Und so geht es weiter. Leser, die die Oper lieben, werden hier Wahrheiten finden, die sie überraschen, ohne falsch zu wirken; Leser, die mit der Oper nichts anfangen können, werden sich hier absolut bestätigt finden. Dabei kann das Leben doch so einfach sein. Es spräche vieles dafür, Nahostkonflikte durch das Absingen von Arien auszutragen, heißt es in der halbseitigen Beurteilung der Entführung aus dem Serail von Wolfgang Amadeus Mozart.

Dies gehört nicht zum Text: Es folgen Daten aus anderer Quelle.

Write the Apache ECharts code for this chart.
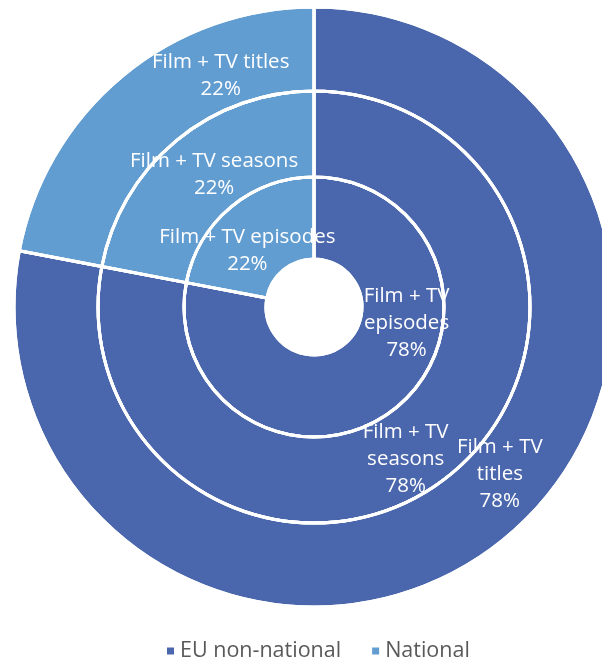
<!DOCTYPE html>
<html>
<head>
<meta charset="utf-8">
<script src="https://cdn.jsdelivr.net/npm/echarts@6/dist/echarts.min.js"></script>
<style>
  html, body { margin: 0; padding: 0; background: #ffffff; }
  #chart { width: 602px; height: 658px; }
</style>
</head>
<body>
<div id="chart"></div>
<script>
// Origin categories shown in every ring
const categories = ['EU non-national', 'National'];

// Rings from inside out
const ringNames = ['Film + TV episodes', 'Film + TV seasons', 'Film + TV titles'];

// Share (%) per ring, in category order
const episodesShare = [78, 22];
const seasonsShare = [78, 22];
const titlesShare = [78, 22];

const ringValues = [episodesShare, seasonsShare, titlesShare];

// Layout
const CENTER = [314, 307];
const RING_RADII = [[48, 130], [130, 216], [216, 300]];
const COLORS = ['#4A66AC', '#629DD1'];
// Label placement per ring: [angle clockwise from 12 o'clock (deg), distance from centre (px)] per slice
const LABEL_POLAR = [
  [[100, 94], [-50, 87]],
  [[149, 178], [-37, 166]],
  [[132, 250], [-22, 249]]
];
const FONT = '"Open Sans", "Noto Sans", sans-serif';

function labelText(ringIdx, dataIdx, percent) {
  const name = ringNames[ringIdx];
  const pct = Math.round(percent) + '%';
  if (dataIdx === 0) {
    // larger slice: wrap after "Film + TV"
    return name.replace('Film + TV ', 'Film + TV\n') + '\n' + pct;
  }
  return name + '\n' + pct;
}

const series = [];
ringValues.forEach((vals, r) => {
  const data = categories.map((c, i) => ({
    name: c,
    value: vals[i],
    itemStyle: { color: COLORS[i] }
  }));
  series.push({
    name: ringNames[r],
    type: 'pie',
    center: CENTER,
    radius: RING_RADII[r],
    startAngle: 90,
    clockwise: true,
    z: 2,
    avoidLabelOverlap: false,
    emphasis: { disabled: true },
    itemStyle: { borderColor: '#ffffff', borderWidth: 3 },
    label: {
      show: true,
      position: 'inside',
      color: '#ffffff',
      fontFamily: FONT,
      fontSize: 20.5,
      lineHeight: 27,
      align: 'center',
      verticalAlign: 'middle',
      formatter: p => labelText(r, p.dataIndex, p.percent)
    },
    labelLine: { show: false },
    labelLayout: p => {
      const [deg, dist] = LABEL_POLAR[r][p.dataIndex];
      const a = deg * Math.PI / 180;
      return {
        x: CENTER[0] + dist * Math.sin(a),
        y: CENTER[1] - dist * Math.cos(a),
        align: 'center',
        verticalAlign: 'middle'
      };
    },
    data: data
  });
});

// White separators drawn above the labels
ringValues.forEach((vals, r) => {
  series.push({
    name: ringNames[r] + ' outline',
    type: 'pie',
    center: CENTER,
    radius: RING_RADII[r],
    startAngle: 90,
    clockwise: true,
    z: 10,
    silent: true,
    emphasis: { disabled: true },
    itemStyle: { color: 'rgba(0,0,0,0)', borderColor: '#ffffff', borderWidth: 3 },
    label: { show: false },
    labelLine: { show: false },
    data: categories.map((c, i) => ({ name: c, value: vals[i] }))
  });
});

const chart = echarts.init(document.getElementById('chart'), null, { renderer: 'canvas' });
chart.setOption({
  animation: false,
  backgroundColor: '#ffffff',
  color: COLORS,
  legend: {
    data: categories,
    top: 635,
    left: 160,
    icon: 'rect',
    itemWidth: 9,
    itemHeight: 9,
    itemGap: 29,
    selectedMode: false,
    textStyle: { color: '#595959', fontSize: 21.5, fontFamily: FONT }
  },
  series: series
});
</script>
</body>
</html>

Ohne jemandem weh zu tun, reduziert Loriot die Inhalte von Opern auf Erkenntnisse täglichen Daseins. Zur Così fan tutte des letztgenannten Komponisten beschließt er: Man versteht die Äußerung des empörten Beethoven, ihm wäre zu dieser unpassenden Geschichte keine Note eingefallen. Aus heutiger Sicht sieht die Sache allerdings anders aus: Die Damen haben nur bewiesen, dass sie nichts gegen Ausländer haben.

Dass Loriot eine etwas andere Sicht auf die Dinge pflegte, ist bekannt. Berühmt sein Verhältnis zu einer höchst eigenwilligen Hunderasse: Ein Leben ohne Mops ist möglich, aber sinnlos. Ähnlich unverbrüchlich war wohl seine Liebe zur Oper, die aus jeder Zeile seines Kleinen Opernführers atmet, ohne je Leidenschaft mit Verherrlichung zu verwechseln. Wunderbar deutlich wird das, wenn er das Zitat des Pierre Boulez „Die eleganteste Lösung wäre, alle Opernhäuser der Welt in die Luft zu sprengen“ zum Anlass für eine Diskussionsrunde nimmt. Es versteht sich schon fast von selbst, dass deutsche Kulturexperten-Gründlichkeit ein solches Zitat wörtlich nimmt und die Möglichkeiten abwägt, dieses Unterfangen zu verwirklichen.

Wer – womöglich als Opern-Nichtkenner – immer noch glaubt, auf dieses entspannte Werk aus der Feder eines der, nun nachgewiesenermaßen, größten Experten für die Oper verzichten zu können, dem seien abschließend diese Zeilen zum Rosenkavalier von Richard Strauss empfohlen: Dieses Werk hat ein ungewöhnliches Verdienst: es zeigt die Männer als solche von ihrer dämlichsten Seite. Nur der jugendliche Liebhaber hat unsere Sympathie, und den singt eine Frau! Sonderbar: Man gewöhnt sich an alles…

Eine Oper allerdings lässt Vicco von Bülow aus: Der Ring an einem Abend. Schade, denn die ist mit Musik und fast noch besser als das geschriebene Wort. Egal, wer auf dem gestreiften Sofa sitzt, man sieht eigentlich nur Loriot, der diesen unvergesslichen Abend moderiert. Großartig wie das Buch.